Solid-state parallel-MMIC amplifiers have very broad frequency ranges with exceptional gain flatness of nominally ± 3 dB. Broadband TWTAs have much coarser gain flatness on the order of ± 8 dB. TWTAs typically have very high gain, typically 50 to 60 dB, while solid-state amplifiers are typically 25 to 35 dB. There are some applications where the higher TWTA gain is beneficial, such as in many radar applications, but it can also be problematic. It can result in higher noise levels or it can require attenuating the output of signal generators or other signal sources where 0 dBm to +10 dBm output levels are common. Solid-state amplifiers have an inherently low noise figure, typically no more than 8 to 10 dB. TWTAs often have noise figures ranging from 30 to 35 dB, potentially limiting the dynamic range of many measurements.

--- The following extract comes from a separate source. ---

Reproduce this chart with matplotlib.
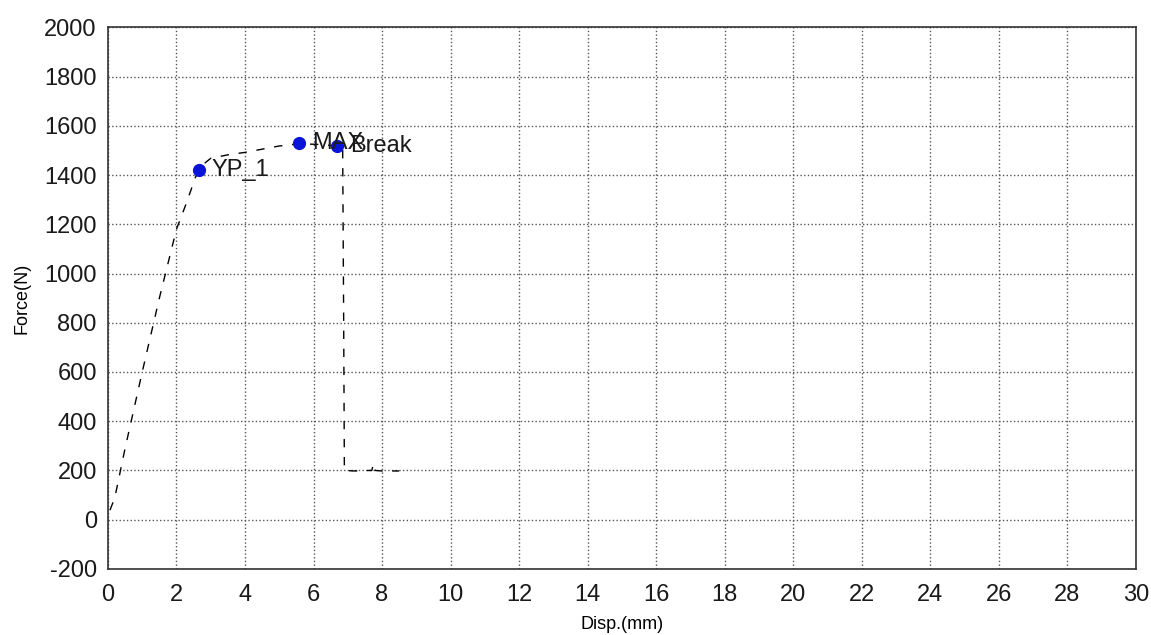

Spanawave/Giga-tronics amplifiers use solid-state devices, which inherently provide high reliability and are inherently mechanically rugged. TWTAs, on the other hand, are subject to damage by abuse or shock because they are highly mechanically tuned, vacuum-encapsulated-by-glass devices. Solid-State parallel-MMIC amplifier technology takes advantage of available GaAs microwave semiconductor power device technology by combining multiples of devices to achieve higher output powers. Because this device technology operates from safe low (< 28 VDC) supply voltages, rather than the high (> 1 kV) supply voltages typically associated with TWTAs, it can operate from readily available, lower cost power supplies. Power supply design complexity is reduced and the power supply mean time between failures (MTBF) is therefore slightly better than for the TWTA power supplies.

Conclusion

In conclusion, the Spanawave/Giga-tronics GT-1000A Microwave Power Amplifier designed using a Spatium™ Amplifier Core is a high-performance RF/Microwave Instrumentation amplifier for bench top and ATE system applications. Providing solid-state reliability and unique electrical performance, the GT-1000A is ideal for applications such as laboratory instrumentation, EMC test, defense EW/radar test and commercial communications test.